Below is a listing; write it out exactly and drop any images from it.

» **COLLECTED DATA**

++++++

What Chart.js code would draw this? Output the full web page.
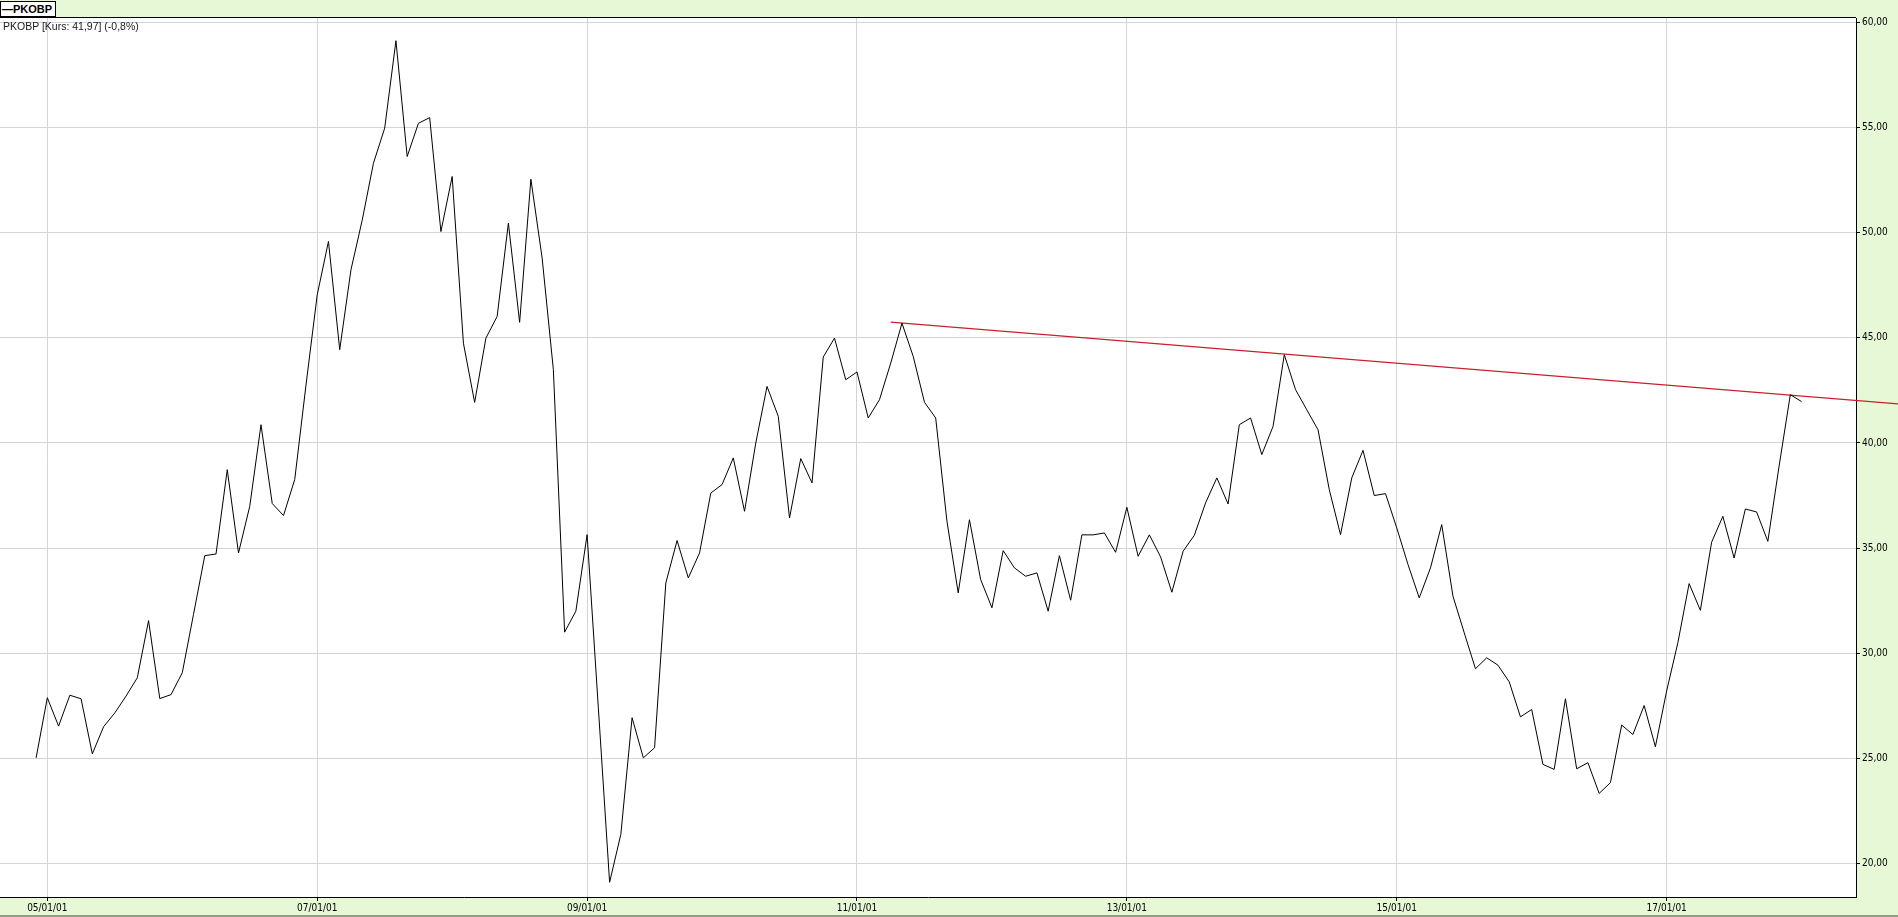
<!DOCTYPE html>
<html>
<head>
<meta charset="utf-8">
<script src="https://cdn.jsdelivr.net/npm/chart.js@4.4.1/dist/chart.umd.min.js"></script>
<style>
  html, body { margin:0; padding:0; background:#e6f8d5; overflow:hidden; }
  #wrap { position:relative; width:1898px; height:917px; }
  #legend { position:absolute; left:0; top:1px; height:16px; box-sizing:border-box; border:1px solid #000; background:#fff;
            font:bold 11px 'Liberation Sans', Arial, sans-serif; line-height:14px; padding:0 3px 0 1px; color:#000; }
  #caption { position:absolute; left:3px; top:20px; font:10.5px 'Liberation Sans', Arial, sans-serif; color:#1a1a1a; }
</style>
</head>
<body>
<div id="wrap">
  <canvas id="chart" width="1898" height="917"></canvas>
  <div id="legend">—PKOBP</div>
  <div id="caption">PKOBP [Kurs: 41,97] (-0,8%)</div>
</div>
<script>
/* PKOBP monthly closes, Dec 2004 .. Jan 2018 */
const FIRST_MONTH = -1;   // months after Jan 2005 of the first close
const closes = [
  25.02, 27.88, 26.53, 28.00, 27.83, 25.21, 26.50, 27.16, 27.96, 28.83, 31.55, 27.84, 28.03,
  29.07, 31.85, 34.64, 34.72, 38.73, 34.77, 36.99, 40.87, 37.12, 36.55, 38.26, 42.75,
  47.05, 49.59, 44.44, 48.24, 50.60, 53.31, 54.98, 59.14, 53.63, 55.21, 55.48, 50.06,
  52.68, 44.75, 41.93, 44.99, 46.02, 50.46, 45.74, 52.55, 48.80, 43.49, 31.00, 32.00,
  35.64, 27.40, 19.10, 21.38, 26.93, 25.02, 25.50, 33.34, 35.36, 33.58, 34.77, 37.62,
  38.02, 39.29, 36.75, 40.00, 42.69, 41.27, 36.43, 39.26, 38.10, 44.09, 44.99, 43.01,
  43.38, 41.19, 42.06, 43.80, 45.70, 44.12, 41.94, 41.19, 36.28, 32.87, 36.35, 33.50,
  32.16, 34.88, 34.06, 33.66, 33.82, 32.00, 34.64, 32.52, 35.63, 35.63, 35.72, 34.80,
  36.94, 34.61, 35.63, 34.58, 32.90, 34.85, 35.61, 37.15, 38.34, 37.10, 40.87, 41.19,
  39.45, 40.79, 44.20, 42.54, 41.58, 40.63, 37.78, 35.64, 38.34, 39.65, 37.50, 37.59,
  35.96, 34.22, 32.63, 34.06, 36.12, 32.71, 30.97, 29.26, 29.78, 29.43, 28.64, 26.97,
  27.32, 24.71, 24.47, 27.83, 24.50, 24.79, 23.33, 23.84, 26.58, 26.13, 27.51, 25.55,
  28.20, 30.50, 33.31, 32.04, 35.28, 36.51, 34.53, 36.86, 36.72, 35.32, 38.90, 42.30,
  41.97
];

const tickMonths = [0, 24, 48, 72, 96, 120, 144];
const tickLabels = ['05/01/01', '07/01/01', '09/01/01', '11/01/01', '13/01/01', '15/01/01', '17/01/01'];
const yTicks = [20, 25, 30, 35, 40, 45, 50, 55, 60];

/* resistance line drawn over the peaks */
const trendMonths = [75, 165];
const trendValues = [45.75, 41.84];

const GRID = '#d3d3db';
const AXIS_FONT = { family: "'Liberation Sans Narrow', 'DejaVu Sans Condensed', Arial, sans-serif", size: 10 };

const frame = {
  id: 'frame',
  beforeDraw(chart) {
    const { ctx, chartArea: a } = chart;
    ctx.save();
    ctx.fillStyle = '#fff';
    ctx.fillRect(a.left, a.top, a.right - a.left, a.bottom - a.top);
    ctx.restore();
  },
  afterDraw(chart) {
    const { ctx, chartArea: a, width, height } = chart;
    ctx.save();
    ctx.strokeStyle = '#000';
    ctx.lineWidth = 1;
    ctx.beginPath();
    ctx.moveTo(0, a.top - 0.5);
    ctx.lineTo(a.right, a.top - 0.5);
    ctx.stroke();
    ctx.fillStyle = '#8e9c88';
    ctx.fillRect(0, height - 2, width, 2);
    ctx.restore();
  }
};

new Chart(document.getElementById('chart'), {
  type: 'line',
  data: {
    datasets: [
      { label: 'PKOBP', data: closes.map((v, i) => ({ x: FIRST_MONTH + i, y: v })),
        borderColor: '#000', borderWidth: 1, pointRadius: 0, tension: 0 },
      { label: 'trend', data: trendMonths.map((m, i) => ({ x: m, y: trendValues[i] })),
        borderColor: '#c8202c', borderWidth: 1.2, pointRadius: 0, tension: 0, clip: false }
    ]
  },
  options: {
    responsive: false, animation: false, devicePixelRatio: 1,
    layout: { padding: { top: 18, left: 0, right: 0, bottom: 0 } },
    plugins: { legend: { display: false }, tooltip: { enabled: false } },
    scales: {
      x: {
        type: 'linear', min: -4.21, max: 160.84,
        afterBuildTicks: s => { s.ticks = tickMonths.map(v => ({ value: v })); },
        afterFit: s => { s.height = 20; },
        grid: { color: GRID, tickColor: '#000', tickLength: 4 },
        border: { display: true, color: '#000', width: 1 },
        ticks: { callback: (v, i) => tickLabels[i], font: AXIS_FONT, color: '#000', padding: 1, maxRotation: 0, autoSkip: false }
      },
      y: {
        position: 'right', min: 18.4, max: 60.22,
        afterBuildTicks: s => { s.ticks = yTicks.map(v => ({ value: v })); },
        afterFit: s => { s.width = 42; },
        grid: { color: GRID, tickColor: '#000', tickLength: 4 },
        border: { display: true, color: '#000', width: 1 },
        ticks: { callback: v => v.toFixed(2).replace('.', ','), font: AXIS_FONT, color: '#000', padding: 2, crossAlign: 'near' }
      }
    }
  },
  plugins: [frame]
});
</script>
</body>
</html>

++++++

» **ANSWER TO THIS PROBLEM**
What Chart.js code would draw this? Output the full web page.
<!DOCTYPE html>
<html>
<head>
<meta charset="utf-8">
<script src="https://cdn.jsdelivr.net/npm/chart.js@4.4.1/dist/chart.umd.min.js"></script>
<style>
  html, body { margin:0; padding:0; background:#e6f8d5; overflow:hidden; }
  #wrap { position:relative; width:1898px; height:917px; }
  #legend { position:absolute; left:0; top:1px; height:16px; box-sizing:border-box; border:1px solid #000; background:#fff;
            font:bold 11px 'Liberation Sans', Arial, sans-serif; line-height:14px; padding:0 3px 0 1px; color:#000; }
  #caption { position:absolute; left:3px; top:20px; font:10.5px 'Liberation Sans', Arial, sans-serif; color:#1a1a1a; }
</style>
</head>
<body>
<div id="wrap">
  <canvas id="chart" width="1898" height="917"></canvas>
  <div id="legend">—PKOBP</div>
  <div id="caption">PKOBP [Kurs: 41,97] (-0,8%)</div>
</div>
<script>
/* PKOBP monthly closes, Dec 2004 .. Jan 2018 */
const FIRST_MONTH = -1;   // months after Jan 2005 of the first close
const closes = [
  25.02, 27.88, 26.53, 28.00, 27.83, 25.21, 26.50, 27.16, 27.96, 28.83, 31.55, 27.84, 28.03,
  29.07, 31.85, 34.64, 34.72, 38.73, 34.77, 36.99, 40.87, 37.12, 36.55, 38.26, 42.75,
  47.05, 49.59, 44.44, 48.24, 50.60, 53.31, 54.98, 59.14, 53.63, 55.21, 55.48, 50.06,
  52.68, 44.75, 41.93, 44.99, 46.02, 50.46, 45.74, 52.55, 48.80, 43.49, 31.00, 32.00,
  35.64, 27.40, 19.10, 21.38, 26.93, 25.02, 25.50, 33.34, 35.36, 33.58, 34.77, 37.62,
  38.02, 39.29, 36.75, 40.00, 42.69, 41.27, 36.43, 39.26, 38.10, 44.09, 44.99, 43.01,
  43.38, 41.19, 42.06, 43.80, 45.70, 44.12, 41.94, 41.19, 36.28, 32.87, 36.35, 33.50,
  32.16, 34.88, 34.06, 33.66, 33.82, 32.00, 34.64, 32.52, 35.63, 35.63, 35.72, 34.80,
  36.94, 34.61, 35.63, 34.58, 32.90, 34.85, 35.61, 37.15, 38.34, 37.10, 40.87, 41.19,
  39.45, 40.79, 44.20, 42.54, 41.58, 40.63, 37.78, 35.64, 38.34, 39.65, 37.50, 37.59,
  35.96, 34.22, 32.63, 34.06, 36.12, 32.71, 30.97, 29.26, 29.78, 29.43, 28.64, 26.97,
  27.32, 24.71, 24.47, 27.83, 24.50, 24.79, 23.33, 23.84, 26.58, 26.13, 27.51, 25.55,
  28.20, 30.50, 33.31, 32.04, 35.28, 36.51, 34.53, 36.86, 36.72, 35.32, 38.90, 42.30,
  41.97
];

const tickMonths = [0, 24, 48, 72, 96, 120, 144];
const tickLabels = ['05/01/01', '07/01/01', '09/01/01', '11/01/01', '13/01/01', '15/01/01', '17/01/01'];
const yTicks = [20, 25, 30, 35, 40, 45, 50, 55, 60];

/* resistance line drawn over the peaks */
const trendMonths = [75, 165];
const trendValues = [45.75, 41.84];

const GRID = '#d3d3db';
const AXIS_FONT = { family: "'Liberation Sans Narrow', 'DejaVu Sans Condensed', Arial, sans-serif", size: 10 };

const frame = {
  id: 'frame',
  beforeDraw(chart) {
    const { ctx, chartArea: a } = chart;
    ctx.save();
    ctx.fillStyle = '#fff';
    ctx.fillRect(a.left, a.top, a.right - a.left, a.bottom - a.top);
    ctx.restore();
  },
  afterDraw(chart) {
    const { ctx, chartArea: a, width, height } = chart;
    ctx.save();
    ctx.strokeStyle = '#000';
    ctx.lineWidth = 1;
    ctx.beginPath();
    ctx.moveTo(0, a.top - 0.5);
    ctx.lineTo(a.right, a.top - 0.5);
    ctx.stroke();
    ctx.fillStyle = '#8e9c88';
    ctx.fillRect(0, height - 2, width, 2);
    ctx.restore();
  }
};

new Chart(document.getElementById('chart'), {
  type: 'line',
  data: {
    datasets: [
      { label: 'PKOBP', data: closes.map((v, i) => ({ x: FIRST_MONTH + i, y: v })),
        borderColor: '#000', borderWidth: 1, pointRadius: 0, tension: 0 },
      { label: 'trend', data: trendMonths.map((m, i) => ({ x: m, y: trendValues[i] })),
        borderColor: '#c8202c', borderWidth: 1.2, pointRadius: 0, tension: 0, clip: false }
    ]
  },
  options: {
    responsive: false, animation: false, devicePixelRatio: 1,
    layout: { padding: { top: 18, left: 0, right: 0, bottom: 0 } },
    plugins: { legend: { display: false }, tooltip: { enabled: false } },
    scales: {
      x: {
        type: 'linear', min: -4.21, max: 160.84,
        afterBuildTicks: s => { s.ticks = tickMonths.map(v => ({ value: v })); },
        afterFit: s => { s.height = 20; },
        grid: { color: GRID, tickColor: '#000', tickLength: 4 },
        border: { display: true, color: '#000', width: 1 },
        ticks: { callback: (v, i) => tickLabels[i], font: AXIS_FONT, color: '#000', padding: 1, maxRotation: 0, autoSkip: false }
      },
      y: {
        position: 'right', min: 18.4, max: 60.22,
        afterBuildTicks: s => { s.ticks = yTicks.map(v => ({ value: v })); },
        afterFit: s => { s.width = 42; },
        grid: { color: GRID, tickColor: '#000', tickLength: 4 },
        border: { display: true, color: '#000', width: 1 },
        ticks: { callback: v => v.toFixed(2).replace('.', ','), font: AXIS_FONT, color: '#000', padding: 2, crossAlign: 'near' }
      }
    }
  },
  plugins: [frame]
});
</script>
</body>
</html>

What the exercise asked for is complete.